Como reza el Eclesiastés, todo tiene su tiempo y ahora lo veo con un tono de mirada de óxido y descolorida, sin embargo, muy gozoso y vivido. Abriré mi esportón y, en el color sepia de la memoria, veré a los toreros como a Dioses, no recuerdo quien lo decía; y esos ratos de silencio eclesiástico durante los tentaderos; y estar con Victorino Martín a un tiro de piedra de sus toros, él que salvó la vida, milagrosamente, tras cruzar el río Árrago con varias cornadas; y aquel tentadero en la finca salmantina de Alipio Pérez Tabernero, con sus patillas, hombre romántico, del romancero – no hablo de años; hablo de épocas -. Y Florentino Díaz Flores, buen amigo, qué inteligencia.
Y mi viaje a los toros del fado, donde, lejanamente, escuchaba las notas de la nostalgia o gozaría con el mejor rejoneador portugués, Joao Nuncio, que llevaba a sus toros tras su Land Rover, o la noche en que Fernando Palha lidió, bajo la luz de la luna, una vaquilla; y soñaría con una sonata de luna de Debisi o aquella estancia en la casa de campo del Infante da Cámara – había una habitación para Don Juan, el Conde de Barcelona – y ahí dormí yo -, todo muy horaciano, que sonaban los grillos y yo oía fados que me cantaba Amalia Rodrigues, muy lejanamente, junto al río Tejo – Tajo – que se sumía en nostalgia, abría la belleza de sus aguas y se moría, mansamente, en el estuario del Tejo.
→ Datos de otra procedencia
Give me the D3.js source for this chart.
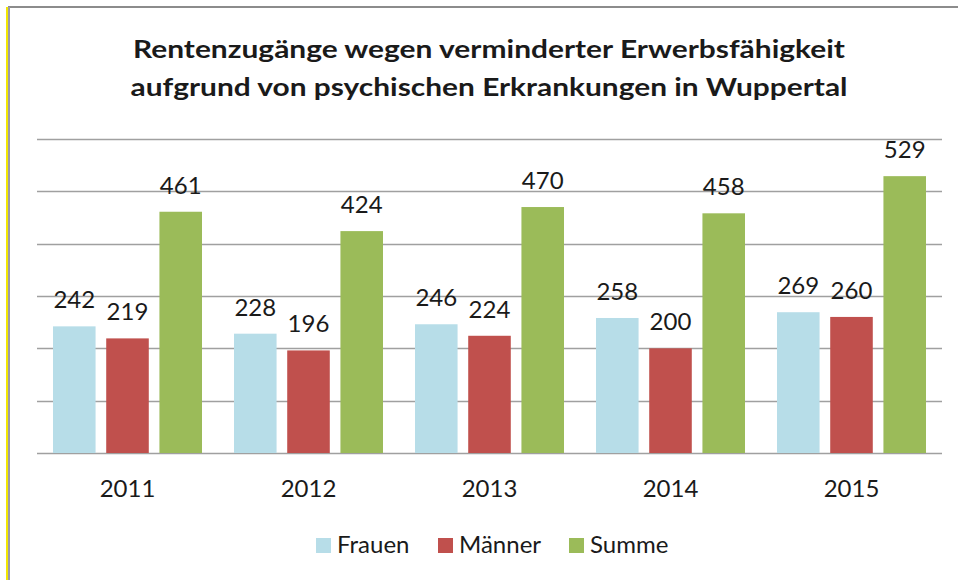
<!DOCTYPE html>
<html>
<head>
<meta charset="utf-8">
<script src="https://cdn.jsdelivr.net/npm/d3@7"></script>
<style>
  body { margin: 0; background: #fff; }
  svg text { font-family: Lato, "Open Sans", sans-serif; fill: #1a1a1a; }
</style>
</head>
<body>
<div id="chart"></div>
<script>
const width = 958;
const height = 580;

const years = ["2011", "2012", "2013", "2014", "2015"];
const seriesNames = ["Frauen", "Männer", "Summe"];
const frauen = [242, 228, 246, 258, 269];
const maenner = [219, 196, 224, 200, 260];
const summe = [461, 424, 470, 458, 529];
const gridTicks = [0, 100, 200, 300, 400, 500, 600];
const titleLines = [
  "Rentenzugänge wegen verminderter Erwerbsfähigkeit",
  "aufgrund von psychischen Erkrankungen in Wuppertal"
];
const colors = ["#b7dde8", "#c0504d", "#9bbb59"];

const rows = years.map((y, i) => ({ year: y, values: [frauen[i], maenner[i], summe[i]] }));

const svg = d3.select("#chart").append("svg")
  .attr("width", width)
  .attr("height", height);

// frame lines (top + left)
svg.append("line").attr("x1", 8).attr("x2", width).attr("y1", 7).attr("y2", 7)
  .attr("stroke", "#8c8c8c").attr("stroke-width", 2);
svg.append("line").attr("x1", 7).attr("x2", 7).attr("y1", 7).attr("y2", height)
  .attr("stroke", "#f2e600").attr("stroke-width", 2);
svg.append("line").attr("x1", 9).attr("x2", 9).attr("y1", 7).attr("y2", height)
  .attr("stroke", "#9a9aa8").attr("stroke-width", 2);

// title
const titleWidths = [712, 717];
svg.selectAll(".title")
  .data(titleLines)
  .enter().append("text")
  .attr("class", "title")
  .attr("x", 489)
  .attr("y", (d, i) => 58 + i * 38)
  .attr("text-anchor", "middle")
  .style("font-size", "25px")
  .style("font-weight", "bold")
  .attr("textLength", (d, i) => titleWidths[i])
  .attr("lengthAdjust", "spacingAndGlyphs")
  .text(d => d);

const x0 = d3.scaleBand().domain(years).range([37, 942]);
const x1 = d3.scaleBand().domain(seriesNames).range([16, x0.bandwidth() - 16]).paddingInner(0.2);
const y = d3.scaleLinear().domain([0, 600]).range([453, 139]);

// gridlines
svg.append("g")
  .selectAll("line")
  .data(gridTicks)
  .enter().append("line")
  .attr("x1", 37).attr("x2", 942)
  .attr("y1", d => Math.round(y(d)) + 0.5)
  .attr("y2", d => Math.round(y(d)) + 0.5)
  .attr("stroke", "#a0a0a0")
  .attr("stroke-width", 1.3);

const groups = svg.selectAll(".grp")
  .data(rows)
  .enter().append("g")
  .attr("class", "grp")
  .attr("transform", d => `translate(${x0(d.year)},0)`);

groups.selectAll("rect")
  .data(d => d.values.map((v, i) => ({ name: seriesNames[i], value: v, i })))
  .enter().append("rect")
  .attr("x", d => x1(d.name))
  .attr("width", x1.bandwidth())
  .attr("y", d => y(d.value))
  .attr("height", d => y(0) - y(d.value))
  .attr("fill", d => colors[d.i]);

groups.selectAll(".val")
  .data(d => d.values.map((v, i) => ({ name: seriesNames[i], value: v })))
  .enter().append("text")
  .attr("class", "val")
  .attr("x", d => x1(d.name) + x1.bandwidth() / 2)
  .attr("y", d => y(d.value) - 18)
  .attr("text-anchor", "middle")
  .style("font-size", "24px")
  .text(d => d.value);

// year labels
svg.selectAll(".yr")
  .data(years)
  .enter().append("text")
  .attr("class", "yr")
  .attr("x", d => x0(d) + x0.bandwidth() / 2)
  .attr("y", 497)
  .attr("text-anchor", "middle")
  .style("font-size", "24px")
  .text(d => d);

// legend
const legendX = [316, 438, 569];
const legend = svg.selectAll(".legend")
  .data(seriesNames)
  .enter().append("g")
  .attr("class", "legend")
  .attr("transform", (d, i) => `translate(${legendX[i]},538)`);

legend.append("rect")
  .attr("width", 15)
  .attr("height", 15)
  .attr("fill", (d, i) => colors[i]);

legend.append("text")
  .attr("x", 21)
  .attr("y", 15)
  .style("font-size", "24px")
  .text(d => d);
</script>
</body>
</html>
Recordar es volver a vivir y, gracias a ti, lector, comparto / compartimos la grandeza de la palabra, aquel joven al que quizás llevaran las musas a hombros, que anduve por la tierra más rica de Portugal – no sé cuántas hectáreas -; y hasta estuve “perdido” quizás en el estuario, hasta llegar a la casa de Camoens, antepasado de mi amigo Fernando Phala, y me dejaría, tal vez, un recuerdo para que lo leyera e hiciera mía…, de gozo su gran obra: “Os Lusiadas”.